Fast-moving disruptive technologies and anti-competitive responses to those technologies by incumbent businesses are some of the key challenges facing consumer regulators, said Australian Competition and Consumer Commission Chairman Rod Sims.
Addressing the National Consumer Congress in Melbourne today, Mr Sims highlighted the challenges in regulating rogue online traders, sophisticated scam artists, and new retail practices like ‘subscription traps’, some of which fall short of the Australian Consumer Law and many of whom are based overseas.
“New technology has increased access to more products, services, and information for consumers but with it come new challenges for consumer advocates and regulators,” Mr Sims said.
“Consumer advocacy is essential to ensuring all consumers reap the benefits of a well-functioning market economy and ensuring that consumer protection moves with the times.”
The ACCC also indicated that in 2017 it will be moving beyond the ‘traditional’ areas of consumer guarantees from, for example, consumers’ well-known rights for a repair, replacement or refund when sold defective goods such as clothing, electrical items, or household appliances.
“The ACCC will be looking at consumer guarantees for more complex products such as motor vehicles and the provision of services in industries such as telecommunications providers and airlines,” Mr Sims said.
The regulator’s focus will include investigations and possible actions that test, for example, the extent to which consumers are being directed away from their consumer guarantee rights and remedies in favour of manufacturer warranties.

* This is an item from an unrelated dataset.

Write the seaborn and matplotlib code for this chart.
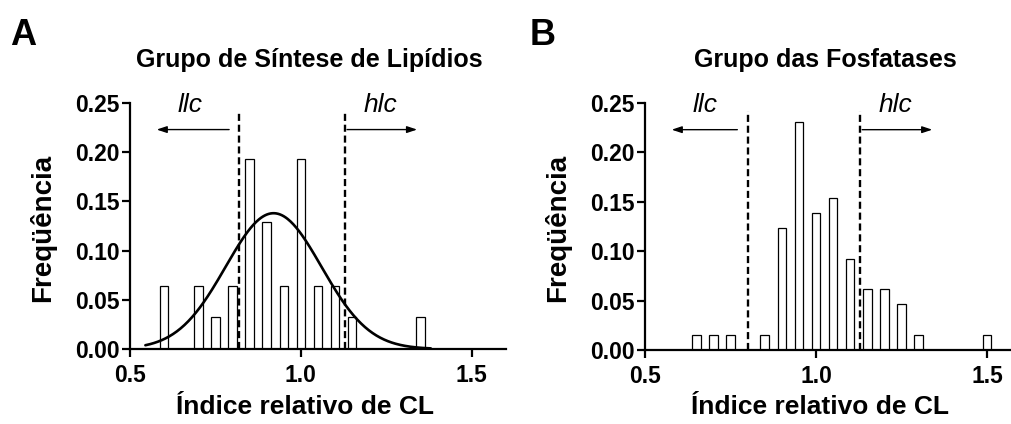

Mr Sims said, even after five years since becoming ACCC Chair, he remains puzzled as to why some large companies treat their customers so badly and with so little respect.
“We are often told that companies will only succeed by meeting customer needs. It is clear that some companies seek to deceive their consumers about these needs,” said Mr Sims.
“This is why we take on so many high profile cases, to act as a deterrent to others by showing that those who seek to mislead or mistreat their customers will be held to account.
“Companies also often enter public policy debates making only self-serving arguments. This is why it is vital that the ACCC and Australian consumer groups provide a counter view.”
The speech is available: Advocacy for the consumer
The ACCC is hosting its annual National Consumer Congress today, which brings together consumer organisations, academics and consumer law regulators to consider the key issues facing Australian consumers.
This year’s Congress coincides with World Consumer Rights Day, the theme of which is building a digital world that consumers can trust.